Satisfação, arrependimento e escolhas
Com mais de 40 trabalhos na televisão, 20 filmes, quase 30 espetáculos como atriz e também como diretora, Irene diz do que viveu: “Tenho orgulho da minha história, tenho sido feliz. E tenho orgulho de ter feito muitas autoras brasileiras no teatro. Fiz mais autoras que autores. E isso foi algo consciente. Sempre quis priorizar, de alguma forma, as vozes femininas. Só Leilah Assumpção fiz duas vezes. E veja bem, não tenho nada contra os textos dos autores, mas foi uma escolha de dar preferência às autoras talentosas. E aqui entra o ponto de vista de dar oportunidades às mulheres. Acho que a nossa grande luta é a econômica, não temos os salários equiparados aos homens até hoje, mesmo no mesmo posto, com o currículo parecido. Equidade é algo precioso, é liberdade”.
Mas Irene frisa que apesar de toda consciência e o constante envolvimento com as questões da classe, nunca gostou das cobranças de posicionamento. “É um saco isso. Não sou panfletária.
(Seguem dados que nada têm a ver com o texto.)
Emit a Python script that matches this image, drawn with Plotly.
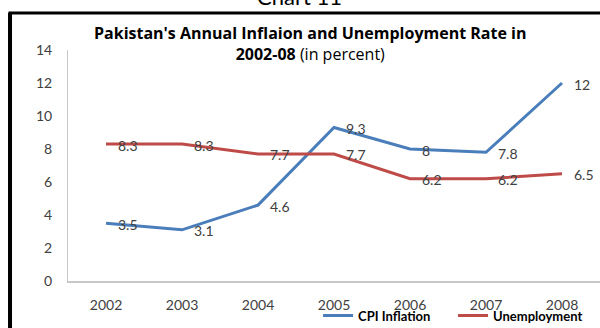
import plotly.graph_objects as go

years = ["2002", "2003", "2004", "2005", "2006", "2007", "2008"]
cpi = [3.5, 3.1, 4.6, 9.3, 8.0, 7.8, 12.0]
unemp = [8.3, 8.3, 7.7, 7.7, 6.2, 6.2, 6.5]
cpi_labels = ["3.5", "3.1", "4.6", "9.3", "8", "7.8", "12"]
unemp_labels = ["8.3", "8.3", "7.7", "7.7", "6.2", "6.2", "6.5"]

BLUE = "#4a7ebb"
RED = "#be4b48"
FONT = "Lato"

fig = go.Figure()
fig.add_trace(go.Scatter(x=years, y=cpi, mode="lines", name="CPI Inflation",
                         line=dict(color=BLUE, width=3)))
fig.add_trace(go.Scatter(x=years, y=unemp, mode="lines", name="Unemployment",
                         line=dict(color=RED, width=3)))

annots = []
for ys, labs in ((cpi, cpi_labels), (unemp, unemp_labels)):
    for i, (y, t) in enumerate(zip(ys, labs)):
        annots.append(dict(x=i, y=y, xref="x", yref="y", text=t, showarrow=False,
                           xanchor="left", yanchor="middle", xshift=10, yshift=-1,
                           font=dict(family=FONT, size=14, color="#404040")))

annots.append(dict(xref="paper", yref="paper", x=0.455, y=1.026,
                   text="<b>Pakistan's Annual Inflaion and Unemployment Rate in</b><br><b>2002-08</b> (in percent)",
                   showarrow=False, xanchor="center", yanchor="middle",
                   font=dict(family="Open Sans", size=16, color="#000000")))
annots.append(dict(xref="paper", yref="paper", x=0.436, y=1.23,
                   text="Chart 11", showarrow=False, xanchor="center", yanchor="middle",
                   font=dict(family=FONT, size=22, color="#000000")))

fig.update_layout(
    width=600, height=328,
    margin=dict(l=68, r=0, t=50, b=47, autoexpand=False),
    paper_bgcolor="white", plot_bgcolor="white",
    annotations=annots,
    showlegend=True,
    legend=dict(orientation="h", x=0.47, y=-0.085, xanchor="left", yanchor="top",
                font=dict(family=FONT, size=13, color="#000000", weight="bold"),
                bgcolor="rgba(0,0,0,0)", itemwidth=30, tracegroupgap=0,
                entrywidth=90, entrywidthmode="pixels"),
    xaxis=dict(type="category", range=[-0.5, 6.5], showgrid=False, showline=True,
               linecolor="#c8c8c8", linewidth=2, ticks="outside", ticklen=10,
               tickcolor="rgba(0,0,0,0)",
               tickfont=dict(family=FONT, size=14, color="#404040"), zeroline=False),
    yaxis=dict(range=[0, 14], dtick=2, showgrid=False, showline=True, linecolor="#c8c8c8",
               linewidth=1, ticks="outside", ticklen=12, tickcolor="rgba(0,0,0,0)",
               tickfont=dict(family=FONT, size=14, color="#404040"), zeroline=False),
    shapes=[
        dict(type="line", xref="paper", yref="paper", x0=-0.109, x1=-0.109, y0=1.16, y1=-0.3,
             line=dict(color="black", width=4)),
        dict(type="line", xref="paper", yref="paper", x0=-0.112, x1=1.01, y0=1.16, y1=1.16,
             line=dict(color="black", width=3)),
    ],
)

fig.write_html("out.html")
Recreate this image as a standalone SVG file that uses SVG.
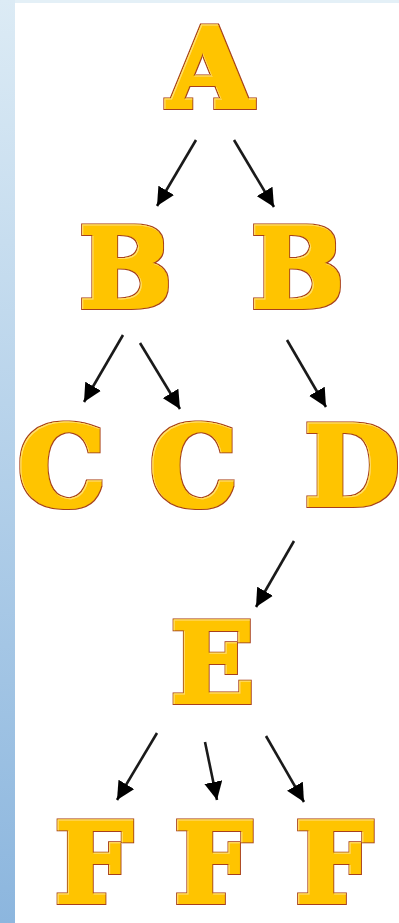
<svg xmlns="http://www.w3.org/2000/svg" width="399" height="923" viewBox="0 0 399 923">
<defs>
<linearGradient id="side" x1="0" y1="0" x2="0" y2="1">
<stop offset="0" stop-color="#dcebf5"/>
<stop offset="1" stop-color="#8cb6de"/>
</linearGradient>
<filter id="heavy" x="-20%" y="-20%" width="140%" height="140%">
<feMorphology in="SourceAlpha" operator="dilate" radius="2" result="thick"/>
<feMorphology in="SourceAlpha" operator="dilate" radius="3.4" result="outer"/>
<feFlood flood-color="#FFC400" result="yel"/>
<feComposite in="yel" in2="thick" operator="in" result="yelT"/>
<feFlood flood-color="#A8401A" result="red"/>
<feComposite in="red" in2="outer" operator="in" result="redT"/>
<feMorphology in="SourceAlpha" operator="erode" radius="0.6" result="inner"/>
<feOffset in="thick" dx="1" dy="1" result="sh"/>
<feComposite in="thick" in2="sh" operator="out" result="hl"/>
<feFlood flood-color="#FFE066" result="lt"/>
<feComposite in="lt" in2="hl" operator="in" result="hlT"/>
<feMerge>
<feMergeNode in="redT"/>
<feMergeNode in="yelT"/>
<feMergeNode in="hlT"/>
</feMerge>
</filter>
<marker id="ah" viewBox="0 0 10 10" refX="10" refY="5" markerWidth="7" markerHeight="7" markerUnits="strokeWidth" orient="auto">
<path d="M0,0 L10,5 L0,10 z" fill="#000"/>
</marker>
</defs>
<style>
.l{font-family:"DejaVu Serif",serif;font-weight:bold;font-size:110px;fill:#FFC400;text-anchor:middle;filter:url(#heavy)}
.c line{stroke:#1a1a1a;stroke-width:2.6;marker-end:url(#ah)}
</style>
<rect width="399" height="923" fill="#e4f0f7"/>
<rect x="0" y="0" width="15" height="923" fill="url(#side)"/>
<rect x="15" y="3" width="384" height="920" fill="#ffffff"/>
<g id="A"><text class="l" x="210" y="107">A</text></g>
<g id="B1"><text class="l" x="125.5" y="307">B</text></g>
<g id="B2"><text class="l" x="297.5" y="307">B</text></g>
<g id="C1"><text class="l" x="61.5" y="505">C</text></g>
<g id="C2"><text class="l" x="193.5" y="505">C</text></g>
<g id="D"><text class="l" x="352" y="505">D</text></g>
<g id="E"><text class="l" x="212.5" y="702">E</text></g>
<g id="F1"><text class="l" x="93.5" y="902">F</text></g>
<g id="F2"><text class="l" x="213" y="902">F</text></g>
<g id="F3"><text class="l" x="334" y="902">F</text></g>
<g id="connectors" class="c">
<line x1="196" y1="140" x2="157" y2="206"/>
<line x1="234" y1="140" x2="274" y2="207"/>
<line x1="123" y1="335" x2="84" y2="402"/>
<line x1="140" y1="343" x2="180" y2="409"/>
<line x1="287" y1="340" x2="326" y2="407"/>
<line x1="294" y1="541" x2="256" y2="607"/>
<line x1="157" y1="733" x2="117" y2="800"/>
<line x1="205" y1="742" x2="217" y2="800"/>
<line x1="266" y1="736" x2="304" y2="802"/>
</g>
</svg>
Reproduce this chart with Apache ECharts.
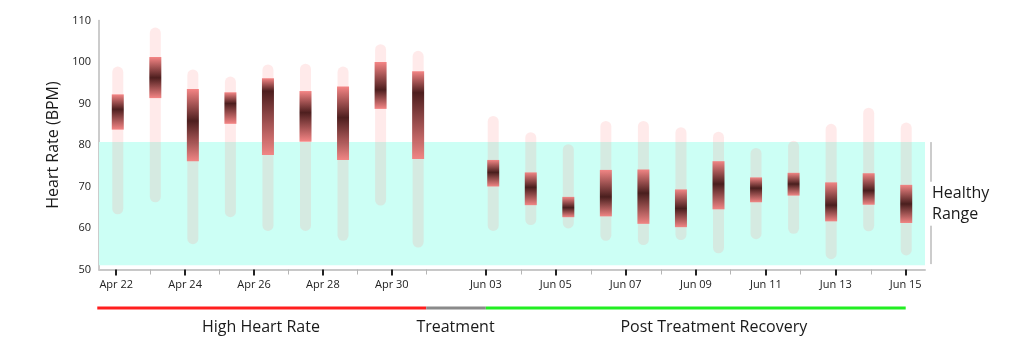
<!DOCTYPE html>
<html>
<head>
<meta charset="utf-8">
<script src="https://cdn.jsdelivr.net/npm/echarts@6/dist/echarts.min.js"></script>
<style>html,body{margin:0;padding:0;background:#fff}#c{width:1024px;height:351px}</style>
</head>
<body>
<div id="c"></div>
<script>
// ---- data ----
const slots = ['Apr 22','Apr 23','Apr 24','Apr 25','Apr 26','Apr 27','Apr 28','Apr 29','Apr 30','',
  'Jun 03','Jun 04','Jun 05','Jun 06','Jun 07','Jun 08','Jun 09','Jun 10','Jun 11','Jun 12','Jun 13','Jun 14'];
const barDates = ['Apr 22','Apr 23','Apr 24','Apr 25','Apr 26','Apr 27','Apr 28','Apr 29','Apr 30',
  'Jun 03','Jun 04','Jun 05','Jun 06','Jun 07','Jun 08','Jun 09','Jun 10','Jun 11','Jun 12','Jun 13','Jun 14'];
const rangeLow  = [63.3,66.2,56.1,62.6,59.3,59.3,56.9,65.4,55.3, 59.3,60.7,59.9,56.9,55.9,57.1,53.9,57.3,58.6,52.5,59.2,53.4];
const boxLow    = [83.7,91.3,76.1,85.1,77.6,80.8,76.4,88.7,76.6, 70.0,65.5,62.6,62.8,61.0,60.2,64.5,66.2,67.8,61.6,65.6,61.2];
const median    = [88.6,96.2,85.8,90.0,93.0,87.8,86.6,93.3,92.6, 73.4,69.8,64.9,67.5,68.4,64.7,70.6,69.6,70.6,65.5,69.0,65.8];
const boxHigh   = [92.2,101.2,93.5,92.7,96.1,93.0,94.1,100.0,97.8, 76.4,73.4,67.5,74.0,74.1,69.3,76.1,72.2,73.3,71.0,73.2,70.4];
const rangeHigh = [98.9,108.3,98.2,96.5,99.4,99.6,98.9,104.3,102.7, 87.0,83.1,80.2,85.8,85.8,84.3,83.2,79.3,81.0,85.1,89.0,85.4];

const yTicks = {min: 50, max: 110, interval: 10};
const bandLow = 51, bandHigh = 80.7;
const bandLabel = 'Healthy\nRange';

// date tick axis (compressed day index)
const tickLabels = ['Apr 22','Apr 23','Apr 24','Apr 25','Apr 26','Apr 27','Apr 28','Apr 29','Apr 30','May 01',
  'Jun 03','Jun 04','Jun 05','Jun 06','Jun 07','Jun 08','Jun 09','Jun 10','Jun 11','Jun 12','Jun 13','Jun 14','Jun 15'];
const tickAt = [0,1,2,3,4,5,6,7,8,9,
  10.73,11.75,12.76,13.78,14.79,15.81,16.83,17.84,18.86,19.87,20.89,21.91,22.92];
const labelledTicks = ['Apr 22','Apr 24','Apr 26','Apr 28','Apr 30',
  'Jun 03','Jun 05','Jun 07','Jun 09','Jun 11','Jun 13','Jun 15'];
const tickMin = -0.5, tickMax = 23.48;

const phaseNames = ['High Heart Rate','Treatment','Post Treatment Recovery'];
const phaseFrom = [-0.55, 9, 10.73];
const phaseTo = [9, 10.73, 22.92];
const phaseLabelAt = [4.2, 9.85, 17.35];
const phaseColors = ['#ff1e1e','#8a8a8a','#22ee22'];

// ---- build ----
const FONT = '"Open Sans", sans-serif';
const TEXT = '#1a1a1a';
const majorPos = tickAt.filter((p, i) => labelledTicks.includes(tickLabels[i]));
const minorPos = tickAt.filter((p, i) => !labelledTicks.includes(tickLabels[i]));
function tickName(v) {
  const i = tickAt.findIndex(p => Math.abs(p - v) < 1e-6);
  return i >= 0 ? tickLabels[i] : '';
}

const barData = barDates.map((d, i) => [slots.indexOf(d), rangeLow[i], boxLow[i], median[i], boxHigh[i], rangeHigh[i]]);

function renderItem(params, api) {
  const x = api.value(0);
  const pLow = api.coord([x, api.value(1)]);
  const pQ1 = api.coord([x, api.value(2)]);
  const pMed = api.coord([x, api.value(3)]);
  const pQ3 = api.coord([x, api.value(4)]);
  const pHigh = api.coord([x, api.value(5)]);
  const cx = pLow[0];
  const wW = 11, bW = 12;
  const bh = pQ1[1] - pQ3[1];
  const t = Math.max(0, Math.min(1, (pMed[1] - pQ3[1]) / bh));
  const light = '#f47a7a', dark = '#3a0808';
  return {
    type: 'group',
    children: [
      {
        type: 'rect',
        shape: {x: cx - wW / 2, y: pHigh[1], width: wW, height: pLow[1] - pHigh[1], r: wW / 2},
        style: {fill: 'rgba(255,140,140,0.18)'}
      },
      {
        type: 'rect',
        shape: {x: cx - bW / 2, y: pQ3[1], width: bW, height: bh},
        style: {
          opacity: 0.9,
          fill: new echarts.graphic.LinearGradient(0, 0, 0, 1, [
            {offset: 0, color: light},
            {offset: t, color: dark},
            {offset: 1, color: light}
          ])
        }
      }
    ]
  };
}

const mid = (bandLow + bandHigh) / 2;
const gapHalf = 5.3;

const series = [
  {
    type: 'line', xAxisIndex: 0, yAxisIndex: 0, data: [], silent: true, z: 1,
    markArea: {
      silent: true,
      itemStyle: {color: '#ccfff5'},
      data: [[{yAxis: bandLow}, {yAxis: bandHigh}]]
    }
  },
  {
    type: 'custom', xAxisIndex: 0, yAxisIndex: 0, z: 5,
    renderItem: renderItem,
    encode: {x: 0, y: [1, 5]},
    data: barData
  }
];
phaseNames.forEach((n, i) => {
  series.push({
    type: 'line', xAxisIndex: 3, yAxisIndex: 1, symbol: 'none', clip: false, silent: true,
    lineStyle: {color: phaseColors[i], width: 3},
    data: [[phaseFrom[i], 0.5], [phaseTo[i], 0.5]]
  });
});
series.push({
  type: 'scatter', xAxisIndex: 3, yAxisIndex: 1, symbolSize: 0, silent: true, clip: false,
  itemStyle: {opacity: 1},
  data: phaseNames.map((n, i) => ({value: [phaseLabelAt[i], 0.5], name: n})),
  label: {show: true, position: 'inside', offset: [0, 19.5], formatter: p => p.name,
    fontSize: 16, color: TEXT, fontFamily: FONT, textBorderWidth: 0}
});
// bracket
series.push({
  type: 'line', xAxisIndex: 4, yAxisIndex: 2, symbol: 'none', clip: false, silent: true,
  lineStyle: {color: '#999', width: 1},
  data: [[0, bandHigh], [0, mid + gapHalf]]
});
series.push({
  type: 'line', xAxisIndex: 4, yAxisIndex: 2, symbol: 'none', clip: false, silent: true,
  lineStyle: {color: '#999', width: 1},
  data: [[0, mid - gapHalf], [0, bandLow + 0.3]]
});
series.push({
  type: 'scatter', xAxisIndex: 4, yAxisIndex: 2, symbolSize: 0, silent: true, clip: false,
  itemStyle: {opacity: 1},
  data: [{value: [0, mid], name: bandLabel}],
  label: {show: true, position: 'right', distance: 1, formatter: p => p.name, align: 'left',
    fontSize: 16, lineHeight: 21, color: TEXT, fontFamily: FONT}
});

const option = {
  animation: false,
  backgroundColor: '#fff',
  grid: [
    {left: 99, width: 826, top: 20.5, height: 249},
    {left: 99, width: 826, top: 300, height: 16},
    {left: 931, width: 1, top: 20.5, height: 249}
  ],
  xAxis: [
    {type: 'category', gridIndex: 0, data: slots, boundaryGap: true, show: false},
    {
      type: 'value', gridIndex: 0, min: tickMin, max: tickMax, position: 'bottom',
      axisLine: {show: true, onZero: false, lineStyle: {color: '#c8c8c8', width: 2}},
      axisTick: {show: true, customValues: majorPos, length: 6, lineStyle: {color: '#222', width: 2}},
      axisLabel: {show: true, customValues: majorPos, formatter: tickName, fontSize: 11,
        color: '#222', margin: 10, fontFamily: FONT},
      splitLine: {show: false}
    },
    {
      type: 'value', gridIndex: 0, min: tickMin, max: tickMax, position: 'bottom',
      axisLine: {show: false, onZero: false},
      axisTick: {show: true, customValues: minorPos, length: 5, lineStyle: {color: '#b5b5b5', width: 1}},
      axisLabel: {show: false},
      splitLine: {show: false}
    },
    {type: 'value', gridIndex: 1, min: tickMin, max: tickMax, show: false},
    {type: 'value', gridIndex: 2, min: 0, max: 1, show: false}
  ],
  yAxis: [
    {
      type: 'value', gridIndex: 0, min: yTicks.min, max: yTicks.max, interval: yTicks.interval,
      name: 'Heart Rate (BPM)', nameLocation: 'middle', nameGap: 36,
      nameTextStyle: {fontSize: 16, color: TEXT, fontFamily: FONT},
      axisLine: {show: true, onZero: false, lineStyle: {color: '#bbb', width: 1.5}},
      axisTick: {show: false},
      splitLine: {show: false},
      axisLabel: {fontSize: 11, color: '#222', margin: 8, fontFamily: FONT}
    },
    {type: 'value', gridIndex: 1, min: 0, max: 1, show: false},
    {type: 'value', gridIndex: 2, min: yTicks.min, max: yTicks.max, show: false}
  ],
  series: series
};

const chart = echarts.init(document.getElementById('c'), null, {renderer: 'canvas'});
chart.setOption(option);
</script>
</body>
</html>
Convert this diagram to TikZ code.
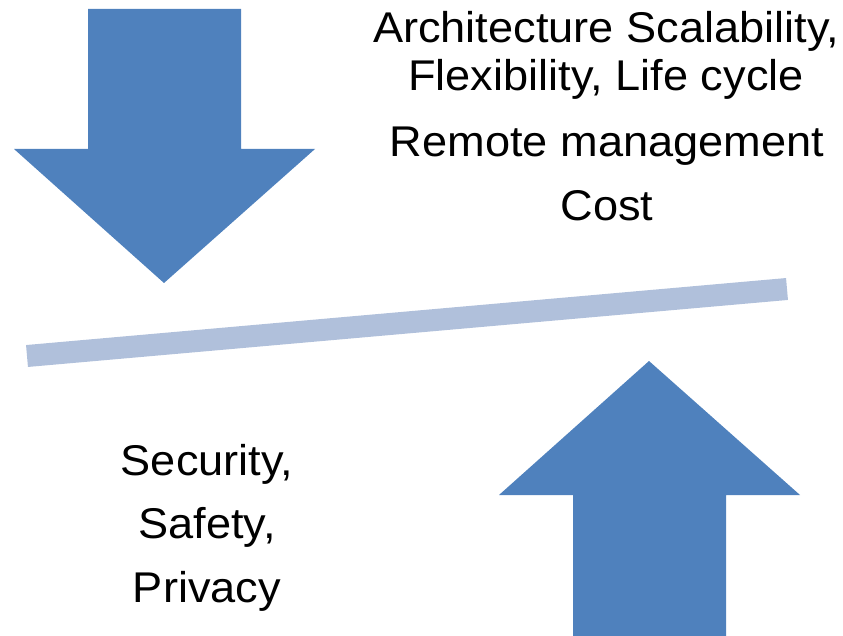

Quando falo, por exemplo, da questão de priorizar autoras mulheres, não é porque estou contra os homens. Sou casada há 52 anos com um homem (Edison Paes de Melo Filho); tenho dois filhos (Hiram e Juliano), tenho neto…então, o que digo, que tanto para fazer escolhas, quanto para se manifestar publicamente, o que deve te guiar é seu movimento interno e não a cobrança dos outros. Entendo quem não se posiciona publicamente. É um direito.Não dá para ficar julgando as razões das pessoas. Você vai querer trocar de sapato com ela?”.
Alma despejada
Por aqui, ‘Alma Despejada‘ cumpre temporada carioca após quase cinco anos de sua estreia em São Paulo. A peça conta a história de Teresa que, depois de morta, faz sua última visita à casa onde morava. Transitando entre passado e presente, rememora sua vida de professora de classe média, apaixonada por palavras. Revisita histórias e pessoas importantes como a melhor amiga, a funcionária que trabalhou em sua casa por 30 anos, os dois filhos e o marido, homem simples e trabalhador que se tornou um empresário bem-sucedido, ascendendo socialmente. A nosso pedido, Irene faz o exercício de pensar no que gostaria de reviver em sua própria vida. “Se eu pudesse revisitar minha história, como a Teresa, mas viva (risos), eu gostaria de voltar à minha infância porque ela foi muito gostosa, junto da minha família. Mas seria bom mesmo, até para lembrar, revisitar minha adolescência. Algo aconteceu por ali, e não acho que tenha sido nenhum trauma, mas não recordo de muita coisa. Ficou uma fase meio nebulosa. Nas minhas memórias existe uma lacuna dessa época”. Gostaria de revisitar essa minha juventude”.